Derivadas Calculator
Enter a function of x, then calculate the symbolic derivative and the slope at a specific point.
- Use operators: +, -, *, /, ^
- Functions: sin, cos, tan, exp, log, sqrt
- Example formats: x^2 + 3*x - 1 sin(x)^2 exp(2*x)
What Is a Derivative?
In calculus, a derivative measures how fast a function changes at any specific point. If a function describes position, the derivative describes velocity. If a function describes cost, the derivative can describe marginal cost. In geometric terms, the derivative gives the slope of the tangent line to a curve.
A derivadas calculator helps you skip repetitive algebra and focus on interpretation. Instead of spending all your energy on mechanical steps, you can spend time understanding behavior: where a function increases, where it decreases, and how quickly those changes happen.
How to Use This Derivadas Calculator
1) Enter the function
Type your function in the f(x) field using standard math syntax. Include multiplication signs where needed, such as 3*x rather than 3x.
2) Enter a point x
If you want the numeric derivative at a specific point, add a value in the x field. The calculator will show:
- Function value f(x)
- First derivative f′(x)
- Second derivative approximation f″(x)
- Tangent line equation at that point
3) Adjust the step size h if needed
The value h controls numerical precision for finite-difference methods. Smaller values often improve accuracy, but extremely tiny values may increase floating-point error. The default of 0.0001 works well for most smooth functions.
Supported Syntax and Function Types
This calculator handles a broad set of expressions used in typical algebra and calculus courses:
- Polynomials: x^5 - 2*x + 9
- Rational functions: (x^2 + 1)/(x - 3)
- Trigonometric: sin(x), cos(x), tan(x)
- Exponential and logarithmic: exp(x), log(x)

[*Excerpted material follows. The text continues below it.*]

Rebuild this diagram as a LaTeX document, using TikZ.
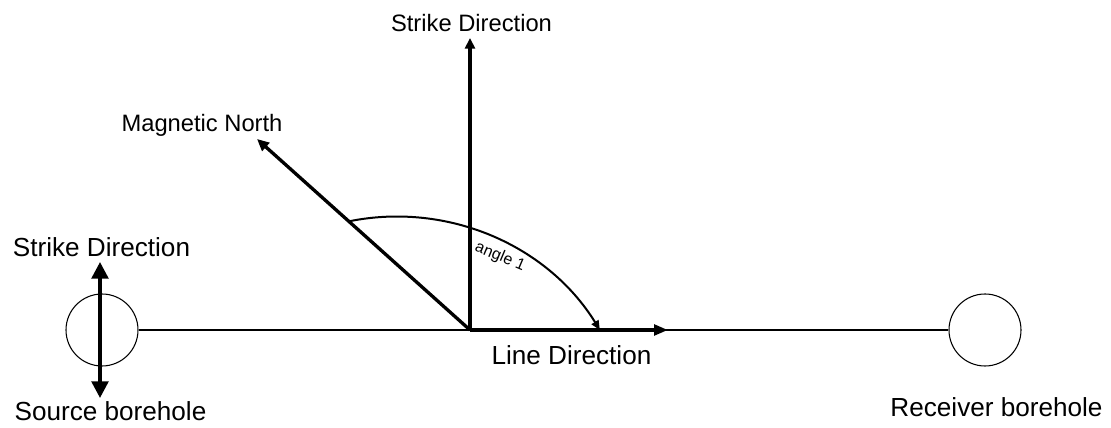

- Compositions: sin(x^2), exp(sin(x))
Quick Derivative Rule Refresher
Power Rule
If f(x) = x^n, then f′(x) = n*x^(n-1).
Product Rule
If f(x) = u(x)v(x), then f′(x) = u′(x)v(x) + u(x)v′(x).
Quotient Rule
If f(x) = u(x)/v(x), then f′(x) = (u′v - uv′)/v^2.
Chain Rule
If f(x)=g(h(x)), then f′(x)=g′(h(x))*h′(x).
Why This Tool Shows Both Symbolic and Numeric Results
Symbolic differentiation gives an exact expression, which is useful for proofs, simplification, and repeated evaluation. Numerical differentiation gives an approximation at a point and can still work when symbolic forms become messy. Seeing both methods helps build conceptual understanding and practical confidence.
Common Mistakes to Avoid
- Forgetting multiplication signs (write 2*x, not 2x).
- Using invalid domains (for example, log(x) requires x > 0).
- Choosing an x-value where the function is undefined (like dividing by zero).
- Entering an h value that is zero or negative.
Applications in Real Life
Derivatives power optimization, machine learning, economics, physics, and engineering. They help estimate growth rates, find minima and maxima, model acceleration, and understand sensitivity. Even if you are just beginning calculus, mastering derivatives opens the door to higher-level quantitative thinking.
Final Takeaway
A good derivadas calculator is more than a shortcut. It is a study companion that lets you test hypotheses, verify hand calculations, and build intuition around slopes and rates of change. Use this page to practice often: change functions, try different points, and compare results until derivative behavior feels natural.